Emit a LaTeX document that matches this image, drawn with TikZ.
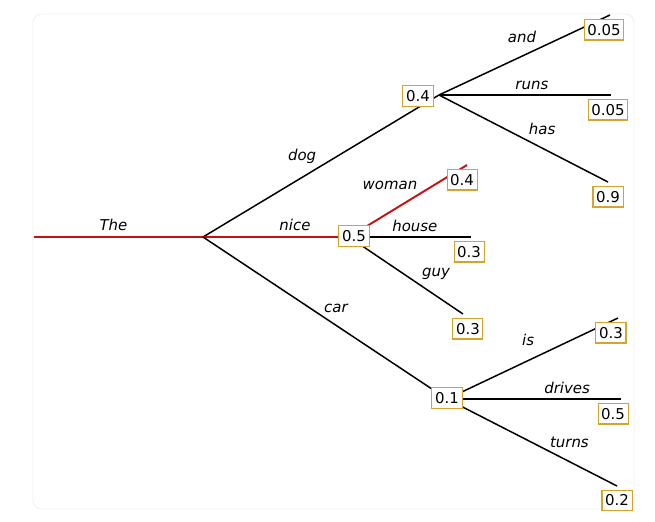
\documentclass[tikz,border=0pt]{standalone}
\usepackage{fontspec}
\setmainfont{DejaVu Sans}
\usetikzlibrary{positioning}

\definecolor{boxgold}{RGB}{214,164,44}
\definecolor{pathred}{RGB}{196,18,18}

\tikzset{
  prob/.style={draw=boxgold, line width=0.6pt, fill=white, text=black, inner xsep=1.8pt, inner ysep=2.6pt, font=\fontsize{8.5}{10}\selectfont},
  word/.style={font=\fontsize{8.5}{10}\selectfont\itshape, text=black, inner sep=2.8pt},
  lbl/.style={word, above},
  lbls/.style={word, above=4.5pt},
  branch/.style={line width=0.85pt, black},
  best/.style={line width=1.1pt, pathred}
}

\begin{document}
\begin{tikzpicture}[x=0.02cm, y=-0.02cm]
\useasboundingbox (0,0) rectangle (655,521);
\draw[gray!12, line width=0.5pt, rounded corners=5] (33,14) rectangle (634,509);

% branch points and word ends
\coordinate (start) at (34,237);
\coordinate (A) at (203,237);
\coordinate (B) at (439,95);
\coordinate (C) at (349,237);
\coordinate (D) at (447,399);
\coordinate (and) at (610,15);
\coordinate (runs) at (611,95);
\coordinate (has) at (608,182);
\coordinate (woman) at (467,165);
\coordinate (house) at (471,237);
\coordinate (guy) at (463,314);
\coordinate (is) at (618,318);
\coordinate (drives) at (621,399);
\coordinate (turns) at (617,486);

% edges
\draw[best] (start) -- node[lbl, pos=0.47] {The} (A);
\draw[branch] (A) -- node[lbls, pos=0.42] {dog} (B);
\draw[best] (A) -- node[lbl, pos=0.63] {nice} (C);
\draw[branch] (A) -- node[lbls, pos=0.545, above=4pt] {car} (D);
\draw[branch] (B) -- node[lbls, pos=0.485] {and} (and);
\draw[branch] (B) -- node[lbl, pos=0.54] {runs} (runs);
\draw[branch] (B) -- node[lbls, pos=0.61] {has} (has);
\draw[best] (C) -- node[word, pos=0.347, above=9.5pt] {woman} (woman);
\draw[branch] (C) -- node[lbl, pos=0.54] {house} (house);
\draw[branch] (C) -- node[word, pos=0.763, above=6pt] {guy} (guy);
\draw[branch] (D) -- node[lbls, pos=0.474, above=5pt] {is} (is);
\draw[branch] (D) -- node[lbl, pos=0.69] {drives} (drives);
\draw[branch] (D) -- node[lbls, pos=0.72] {turns} (turns);

% probabilities
\node[prob] (pB) at (418,96) {0.4};
\node[prob] (pC) at (354,236) {0.5};
\node[prob] (pD) at (447,398) {0.1};
\node[prob, below=2.3pt of and, xshift=-3.4pt] (pand) {0.05};
\node[prob, below=2.3pt of runs, xshift=-1.7pt] (pruns) {0.05};
\node[prob, below=2.3pt of has] (phas) {0.9};
\node[prob, below=2.3pt of woman, xshift=-2.8pt] (pwoman) {0.4};
\node[prob, below=2.3pt of house, xshift=-1.1pt] (phouse) {0.3};
\node[prob, below=2.3pt of guy, xshift=2.8pt] (pguy) {0.3};
\node[prob, below=2.3pt of is, xshift=-4pt] (pis) {0.3};
\node[prob, below=2.3pt of drives, xshift=-4.5pt] (pdrives) {0.5};
\node[prob, below=2pt of turns] (pturns) {0.2};
\end{tikzpicture}
\end{document}
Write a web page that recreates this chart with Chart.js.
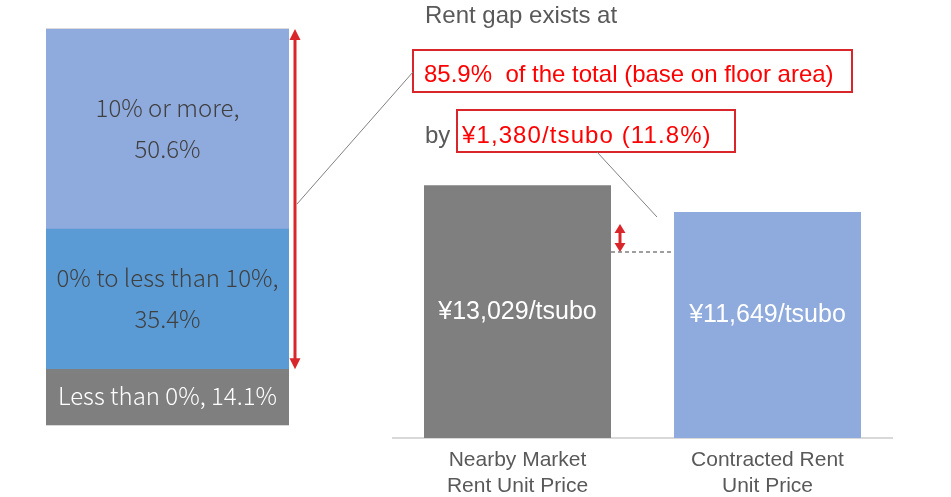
<!DOCTYPE html>
<html><head><meta charset="utf-8">
<script src="https://cdn.jsdelivr.net/npm/chart.js@4"></script>
<style>
html,body{margin:0;padding:0;background:#fff;width:951px;height:497px;overflow:hidden}
canvas{position:absolute;left:0;top:0}
</style></head><body>
<canvas id="c1" width="951" height="497"></canvas>
<canvas id="c2" width="951" height="514"></canvas>
<script>
// ---- data ----
const segNames = ['Less than 0%', '0% to less than 10%', '10% or more'];
const segValues = [14.1, 35.4, 50.6];
const segColors = ['#7F7F7F', '#5B9BD5', '#8FAADC'];

const priceCategories = [['Nearby Market', 'Rent Unit Price'], ['Contracted Rent', 'Unit Price']];
const priceValues = [13029, 11649];
const priceColors = ['#7F7F7F', '#8FAADC'];

const headline = 'Rent gap exists at';
const shareText = '85.9%  of the total (base on floor area)';
const byText = 'by';
const gapText = '\u00A51,380/tsubo (11.8%)';

const fmtYen = v => '\u00A5' + v.toLocaleString('en-US') + '/tsubo';
const segTotal = segValues.reduce((a, b) => a + b, 0);

const ARIAL = '"Liberation Sans", Arial, sans-serif';
const JP = '"Noto Sans CJK JP", "Noto Sans", sans-serif';

// ---- left stacked bar ----
const segLabelPlugin = {
  id: 'segLabels',
  beforeDatasetsDraw(chart) {
    const {ctx, chartArea: a} = chart;
    ctx.save();
    ctx.strokeStyle = '#D9D9D9';
    ctx.lineWidth = 1;
    ctx.beginPath();
    ctx.moveTo(a.left, a.top - 0.5); ctx.lineTo(a.right, a.top - 0.5);
    ctx.moveTo(a.left, a.bottom + 0.5); ctx.lineTo(a.right, a.bottom + 0.5);
    ctx.stroke();
    ctx.restore();
  },
  afterDatasetsDraw(chart) {
    const ctx = chart.ctx;
    ctx.save();
    ctx.font = '300 24px ' + JP;
    ctx.textAlign = 'center';
    ctx.textBaseline = 'alphabetic';
    segNames.forEach((name, i) => {
      const bar = chart.getDatasetMeta(i).data[0];
      const yc = (bar.y + bar.base) / 2;
      const val = segValues[i].toFixed(1) + '%';
      if (i === 0) {
        ctx.fillStyle = '#FFFFFF';
        ctx.fillText(name + ', ' + val, bar.x, yc + 8);
      } else {
        ctx.fillStyle = '#404040';
        ctx.fillText(name + ',', bar.x, yc - 12);
        ctx.fillText(val, bar.x, yc + 29);
      }
    });
    ctx.restore();
  }
};

const chart1 = new Chart(document.getElementById('c1'), {
  type: 'bar',
  data: {
    labels: [''],
    datasets: segNames.map((n, i) => ({
      label: n, data: [segValues[i]], backgroundColor: segColors[i],
      borderWidth: 0, barPercentage: 1, categoryPercentage: 1
    }))
  },
  options: {
    responsive: false, animation: false,
    layout: {padding: {left: 46, right: 662, top: 29, bottom: 72}},
    plugins: {legend: {display: false}, tooltip: {enabled: false}},
    scales: {
      x: {stacked: true, display: false},
      y: {stacked: true, display: false, min: 0, max: segTotal}
    }
  },
  plugins: [segLabelPlugin]
});

// ---- right bar chart ----
function doubleArrow(ctx, x, y1, y2, color, lw, headLen, headW) {
  ctx.save();
  ctx.strokeStyle = color; ctx.fillStyle = color; ctx.lineWidth = lw;
  ctx.beginPath(); ctx.moveTo(x, y1 + headLen - 1); ctx.lineTo(x, y2 - headLen + 1); ctx.stroke();
  ctx.beginPath(); ctx.moveTo(x, y1); ctx.lineTo(x - headW / 2, y1 + headLen); ctx.lineTo(x + headW / 2, y1 + headLen); ctx.closePath(); ctx.fill();
  ctx.beginPath(); ctx.moveTo(x, y2); ctx.lineTo(x - headW / 2, y2 - headLen); ctx.lineTo(x + headW / 2, y2 - headLen); ctx.closePath(); ctx.fill();
  ctx.restore();
}

const annotPlugin = {
  id: 'annot',
  afterDatasetsDraw(chart) {
    const ctx = chart.ctx;
    const bars = chart.getDatasetMeta(0).data;
    ctx.save();
    ctx.font = '25px ' + ARIAL;
    ctx.fillStyle = '#FFFFFF';
    ctx.textAlign = 'center';
    ctx.textBaseline = 'middle';
    bars.forEach((b, i) => {
      const yc = (b.y + b.base) / 2 - (i === 1 ? 10 : 0);
      ctx.fillText(fmtYen(priceValues[i]), b.x, yc);
    });
    ctx.restore();
  },
  afterDraw(chart) {
    const ctx = chart.ctx;
    const bars = chart.getDatasetMeta(0).data;
    ctx.save();
    ctx.textAlign = 'left';
    ctx.textBaseline = 'alphabetic';
    ctx.font = '24px ' + ARIAL;
    ctx.fillStyle = '#595959';
    ctx.fillText(headline, 425, 23);
    ctx.fillText(byText, 425, 143);
    ctx.fillStyle = '#FF0000';
    ctx.fillText(shareText, 424, 82);
    ctx.letterSpacing = '1.1px';
    ctx.fillText(gapText, 462, 143);
    ctx.letterSpacing = '0px';
    ctx.strokeStyle = '#D9262B';
    ctx.lineWidth = 2;
    ctx.strokeRect(413, 50, 439, 42);
    ctx.strokeRect(457, 110, 278, 42);
    ctx.strokeStyle = '#808080';
    ctx.lineWidth = 1;
    ctx.beginPath();
    ctx.moveTo(297, 204); ctx.lineTo(413, 72);
    ctx.moveTo(597, 152); ctx.lineTo(657, 217);
    ctx.stroke();
    const b0 = bars[0], b1 = bars[1];
    ctx.setLineDash([4, 3]);
    ctx.lineWidth = 1.5;
    ctx.beginPath();
    ctx.moveTo(b0.x + b0.width / 2, 252); ctx.lineTo(b1.x - b1.width / 2, 252);
    ctx.stroke();
    ctx.setLineDash([]);
    ctx.restore();
    const y1 = chart1.scales.y;
    doubleArrow(ctx, 295, y1.getPixelForValue(segTotal), y1.getPixelForValue(segValues[0]), '#D9262B', 3, 11, 11);
    doubleArrow(ctx, 620, 224, 252, '#D9262B', 3, 9, 11);
  }
};

const chart2 = new Chart(document.getElementById('c2'), {
  type: 'bar',
  data: {
    labels: priceCategories,
    datasets: [{
      data: priceValues, backgroundColor: priceColors, borderWidth: 0,
      barPercentage: 0.748, categoryPercentage: 1
    }]
  },
  options: {
    responsive: false, animation: false,
    layout: {padding: {left: 392.5, right: 58.5, top: 147, bottom: 5.6}},
    plugins: {legend: {display: false}, tooltip: {enabled: false}},
    scales: {
      x: {
        grid: {display: false, drawTicks: false},
        border: {color: '#D9D9D9', width: 2},
        ticks: {color: '#595959', font: {family: ARIAL, size: 21}, padding: 10, maxRotation: 0, autoSkip: false}
      },
      y: {display: false, min: 0, max: 15000}
    }
  },
  plugins: [annotPlugin]
});
</script>
</body></html>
• • •
From the opening line of the entries above to the line containing "(33,14) rectangle (634,509);", please transcribe each line exactly, skipping every picture.

WORKED SOLUTION:
Emit a LaTeX document that matches this image, drawn with TikZ.
\documentclass[tikz,border=0pt]{standalone}
\usepackage{fontspec}
\setmainfont{DejaVu Sans}
\usetikzlibrary{positioning}

\definecolor{boxgold}{RGB}{214,164,44}
\definecolor{pathred}{RGB}{196,18,18}

\tikzset{
  prob/.style={draw=boxgold, line width=0.6pt, fill=white, text=black, inner xsep=1.8pt, inner ysep=2.6pt, font=\fontsize{8.5}{10}\selectfont},
  word/.style={font=\fontsize{8.5}{10}\selectfont\itshape, text=black, inner sep=2.8pt},
  lbl/.style={word, above},
  lbls/.style={word, above=4.5pt},
  branch/.style={line width=0.85pt, black},
  best/.style={line width=1.1pt, pathred}
}

\begin{document}
\begin{tikzpicture}[x=0.02cm, y=-0.02cm]
\useasboundingbox (0,0) rectangle (655,521);
\draw[gray!12, line width=0.5pt, rounded corners=5] (33,14) rectangle (634,509);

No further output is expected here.